Jun. 28th, 2013 04:48 am (UTC)
Ah, thought you'd heard: Stephen found a development on the edge of one of the neighborhoods where we'd been looking where getting two apts merged into one was cheaper than the houses we'd been seeing so we're waiting for them to finish construction, which we're hoping will be in October. I of course purged a lot of stuff when I moved here (still mourn The Most Comfortable Recliner In The World) but things have accumulated again, plus there is all the stuff Stephen had in the place before I moved in. I also have stuff in storage that I haven't seen in 7+ years!

I can't believe your move was more than a decade ago either!

Edited at 2013-06-28 04:49 am (UTC)
Jun. 28th, 2013 07:43 am (UTC)
Moving continents, even with someone else paying the moving costs, and moving into a substantially smaller place, really helped me cut down on my "stuff". I still keep too much, though I don't think I'm as bad a pack-rat as you.

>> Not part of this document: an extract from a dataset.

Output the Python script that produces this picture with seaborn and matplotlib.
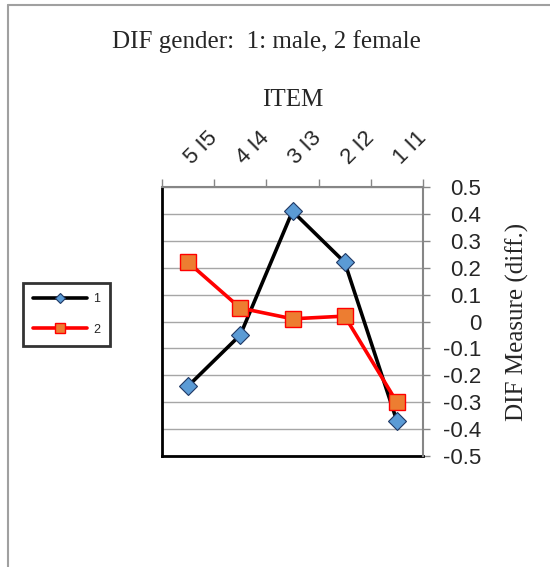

I keep trying to go as much paperless as I can, though I'm still buying a fair number of dead trees for both fiction and non-fiction (work) reading - for the non-fiction it's often not available in e-form, and for the fiction I'm refusing to pay more for bits than for dead trees.
For the non-sentimental paper type stuff, I heartily recommend scanning that as well. Depending on how much of it is unbound paper in standard sizes like USL, a scanner with document feeder is great. If it's unsorted in the boxes, then does it really matter if it stays unsorted in the electronic version as well?
Jun. 28th, 2013 01:36 pm (UTC)
If we did away with all of our books (and I mean ALL of our books), we'd have a lovely, spacious apartment and one very small storage locker for seasonal stuff. The fact that we keep acquiring more books has necessitated that we keep getting rid of more stuff to make room for them, so we're pretty trim by now. There are a few old computers and printers and scanners in storage that we need to just bite the bullet and pay to recycle, but it would not be difficult to get rid of the non-book stuff in a hurry if we had to. It's just...The Books. Oh, The Books!
Jun. 28th, 2013 03:20 pm (UTC)
Instead of paying to recycle that stuff in storage, keep an eye open for local, free electronics recycling events. The event I went to behind the Brimfield Elementary School was one of those. Or, see if there's a service like Northeast Computer Recycling in your state. (These folks appear to cover just MA & RI.)

I'm likely to put together a pile of stuff for them; if you're going to be down this way in the next month or so, you could add your computer stuff to mine and get rid of it for free that way.

I'm downright non-fannish when it comes to books. At a guess, I'd say I have well less than 2,000. Maybe even less than 1,000 after going through my SF last year finding books to donate to the Science Fiction Outreach Project. I think books belong in every room of one's abode, but I rarely re-read anything. Yet I somehow need considerably more shelf space than I have...and considerably more places to put additional shelves. Hmmmm.
Jun. 28th, 2013 03:21 pm (UTC)
Agreed. Stuff that isn't sorted and accessible falls into the Burden of Stuff camp. Stuff that can be easily located is both Comfort and Joy.
Jun. 28th, 2013 05:21 pm (UTC)
I am dealing with Burden of Stuff at the moment. I feel for you.